▶ _Data shown_:
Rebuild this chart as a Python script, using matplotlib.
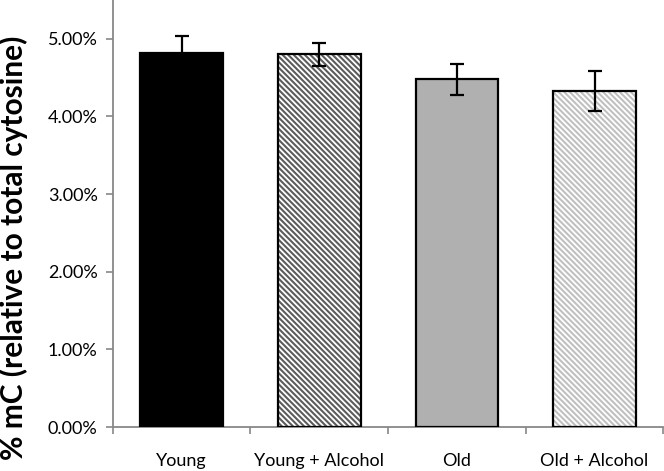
import matplotlib
matplotlib.use("Agg")
import matplotlib.pyplot as plt
import numpy as np
from matplotlib.ticker import FuncFormatter, FixedLocator

categories = ["Young", "Young + Alcohol", "Old", "Old + Alcohol"]
values = [0.0482, 0.0480, 0.0448, 0.0433]
errors = [0.0022, 0.0015, 0.0020, 0.0026]
yticks = [0.0, 0.01, 0.02, 0.03, 0.04, 0.05]

plt.rcParams['font.family'] = ['Lato', 'DejaVu Sans']
plt.rcParams['hatch.linewidth'] = 1.5

fig = plt.figure(figsize=(6.64, 4.71), dpi=100)
ax = fig.add_axes([0.170, 0.0934, 0.829, 0.9066])

x = np.arange(len(categories))
width = 0.6
faces = ["black", "white", "#b0b0b0", "white"]
hatches = [None, "\\\\\\\\\\\\", None, "\\\\\\\\\\\\"]
hcolors = ["black", "#5c5c5c", "#b0b0b0", "#c0c0c0"]

for xi, v, fc, h, hc in zip(x, values, faces, hatches, hcolors):
    ax.bar(xi, v, width, color=fc, hatch=h, edgecolor=hc, linewidth=0, zorder=2)
    ax.bar(xi, v, width, color="none", edgecolor="black", linewidth=1.6, zorder=3)

ax.errorbar(x, values, yerr=errors, fmt="none", ecolor="black",
            elinewidth=1.6, capsize=5, capthick=1.6, zorder=4)

ax.set_xlim(-0.5, len(categories) - 0.5)
ax.set_ylim(0, 0.055)
ax.set_yticks(yticks)
ax.yaxis.set_major_formatter(FuncFormatter(lambda v, p: f"{v*100:.2f}%"))

ax.set_xticks(x)
ax.set_xticklabels(categories)
ax.xaxis.set_minor_locator(FixedLocator(np.arange(-0.5, len(categories), 1.0)))
ax.tick_params(axis="x", which="major", length=0, pad=19, labelsize=13)
ax.tick_params(axis="x", which="minor", length=5, width=1.2, color="#888888", direction="out")
ax.tick_params(axis="y", length=5, width=1.2, color="#888888", labelsize=13, pad=6)

for s in ["top", "right"]:
    ax.spines[s].set_visible(False)
for s in ["left", "bottom"]:
    ax.spines[s].set_color("#888888")
    ax.spines[s].set_linewidth(1.3)

ax.set_ylabel("% mC (relative to total cytosine)", fontsize=21.5, fontweight="bold",
              va="center", ha="center")
ax.yaxis.set_label_coords(-0.18, 0.419)

fig.savefig("out.png", dpi=100)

▶ _Your goal_: From the opening line of the listing above through the line bearing "from matplotlib.ticker import", repeat each line exactly. Drop every picture.

▶ _Written answer_:
Rebuild this chart as a Python script, using matplotlib.
import matplotlib
matplotlib.use("Agg")
import matplotlib.pyplot as plt
import numpy as np
from matplotlib.ticker import FuncFormatter, FixedLocator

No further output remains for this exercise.